**DATA ENTRIES:**
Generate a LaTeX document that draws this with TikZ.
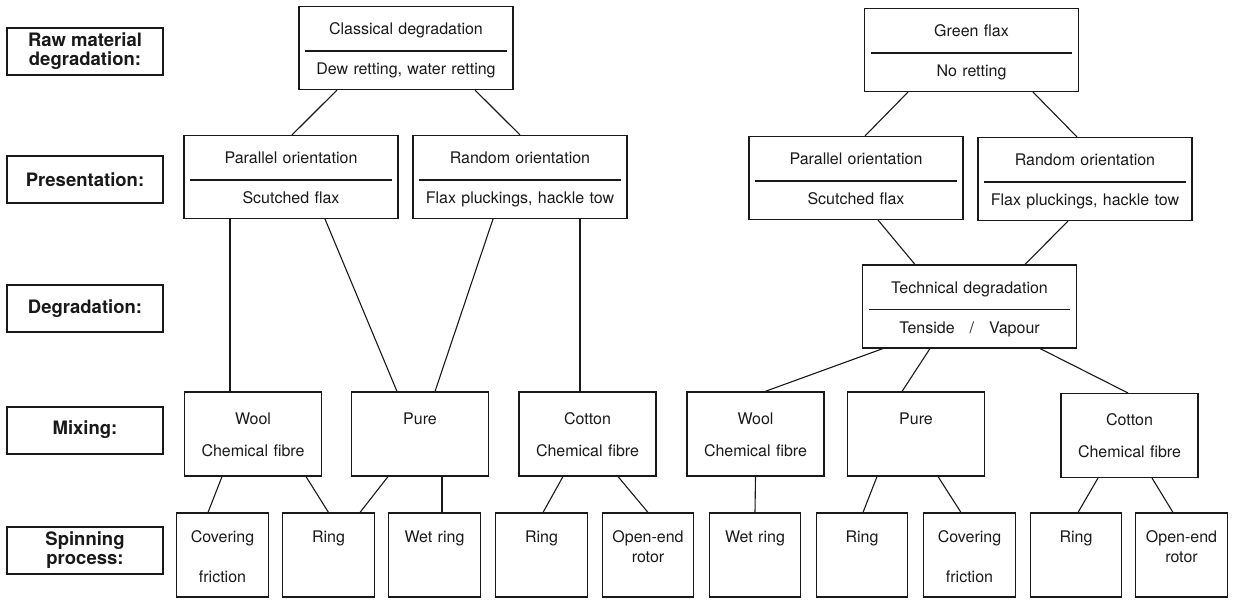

--

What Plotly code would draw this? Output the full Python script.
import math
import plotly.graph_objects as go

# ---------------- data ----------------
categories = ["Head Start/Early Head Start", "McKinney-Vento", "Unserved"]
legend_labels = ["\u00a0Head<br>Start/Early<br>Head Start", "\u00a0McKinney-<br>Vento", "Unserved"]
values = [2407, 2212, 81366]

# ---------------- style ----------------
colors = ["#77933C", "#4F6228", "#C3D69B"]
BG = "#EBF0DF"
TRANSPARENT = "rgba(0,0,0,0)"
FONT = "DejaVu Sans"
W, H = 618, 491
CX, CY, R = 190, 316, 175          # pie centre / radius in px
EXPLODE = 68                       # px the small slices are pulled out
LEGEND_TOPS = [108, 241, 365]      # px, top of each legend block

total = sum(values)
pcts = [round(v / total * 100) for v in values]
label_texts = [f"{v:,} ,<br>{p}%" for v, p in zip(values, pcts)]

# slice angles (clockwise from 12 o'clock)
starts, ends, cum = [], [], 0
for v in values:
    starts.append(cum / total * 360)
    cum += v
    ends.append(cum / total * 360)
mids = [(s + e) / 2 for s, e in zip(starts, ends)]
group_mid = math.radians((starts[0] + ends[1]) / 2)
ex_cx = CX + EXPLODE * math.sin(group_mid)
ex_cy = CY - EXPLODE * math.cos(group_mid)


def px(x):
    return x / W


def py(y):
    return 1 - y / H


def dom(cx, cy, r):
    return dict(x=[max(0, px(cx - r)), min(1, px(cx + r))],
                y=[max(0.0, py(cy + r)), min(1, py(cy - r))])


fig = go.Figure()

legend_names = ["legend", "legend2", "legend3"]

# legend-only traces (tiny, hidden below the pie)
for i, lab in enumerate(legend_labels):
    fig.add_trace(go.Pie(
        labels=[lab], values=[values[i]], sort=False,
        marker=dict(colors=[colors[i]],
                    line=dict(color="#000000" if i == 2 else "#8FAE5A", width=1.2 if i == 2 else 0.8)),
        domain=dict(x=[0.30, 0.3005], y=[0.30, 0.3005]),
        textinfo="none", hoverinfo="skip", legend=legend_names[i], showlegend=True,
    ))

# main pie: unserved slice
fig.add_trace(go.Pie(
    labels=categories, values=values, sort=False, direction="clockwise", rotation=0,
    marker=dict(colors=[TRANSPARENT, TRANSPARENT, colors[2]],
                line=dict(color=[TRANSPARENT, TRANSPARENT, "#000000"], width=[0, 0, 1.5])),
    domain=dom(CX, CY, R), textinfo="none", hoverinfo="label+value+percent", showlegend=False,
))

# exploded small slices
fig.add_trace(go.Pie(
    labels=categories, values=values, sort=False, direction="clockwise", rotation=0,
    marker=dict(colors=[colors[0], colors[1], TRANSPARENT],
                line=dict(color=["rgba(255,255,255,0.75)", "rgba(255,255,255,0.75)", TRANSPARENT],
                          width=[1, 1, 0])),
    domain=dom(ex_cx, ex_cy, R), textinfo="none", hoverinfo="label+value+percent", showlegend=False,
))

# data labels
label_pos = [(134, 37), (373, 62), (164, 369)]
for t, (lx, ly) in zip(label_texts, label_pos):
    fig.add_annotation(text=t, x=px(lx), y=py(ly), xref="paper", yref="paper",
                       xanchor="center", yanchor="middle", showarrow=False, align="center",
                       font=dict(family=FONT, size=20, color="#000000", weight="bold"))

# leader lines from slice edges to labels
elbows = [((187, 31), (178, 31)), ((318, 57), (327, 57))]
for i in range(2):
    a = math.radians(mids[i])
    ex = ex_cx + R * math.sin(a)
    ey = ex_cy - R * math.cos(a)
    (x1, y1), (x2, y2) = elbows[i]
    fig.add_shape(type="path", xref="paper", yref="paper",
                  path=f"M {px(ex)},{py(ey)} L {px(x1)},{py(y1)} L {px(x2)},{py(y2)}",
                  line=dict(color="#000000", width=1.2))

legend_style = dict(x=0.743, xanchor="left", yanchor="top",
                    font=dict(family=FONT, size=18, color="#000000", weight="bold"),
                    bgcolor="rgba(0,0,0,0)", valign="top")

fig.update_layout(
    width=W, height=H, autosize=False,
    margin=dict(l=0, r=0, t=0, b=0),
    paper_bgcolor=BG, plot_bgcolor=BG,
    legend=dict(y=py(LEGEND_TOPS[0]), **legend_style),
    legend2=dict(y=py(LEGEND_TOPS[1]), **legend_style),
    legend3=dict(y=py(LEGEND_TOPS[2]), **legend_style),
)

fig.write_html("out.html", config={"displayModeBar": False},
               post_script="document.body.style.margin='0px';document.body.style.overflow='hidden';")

**WRITTEN REQUEST:**
Within the material above, find the lines that contain the word "this"; copy them.

**EXERCISE ANSWER:**
Generate a LaTeX document that draws this with TikZ.
What Plotly code would draw this? Output the full Python script.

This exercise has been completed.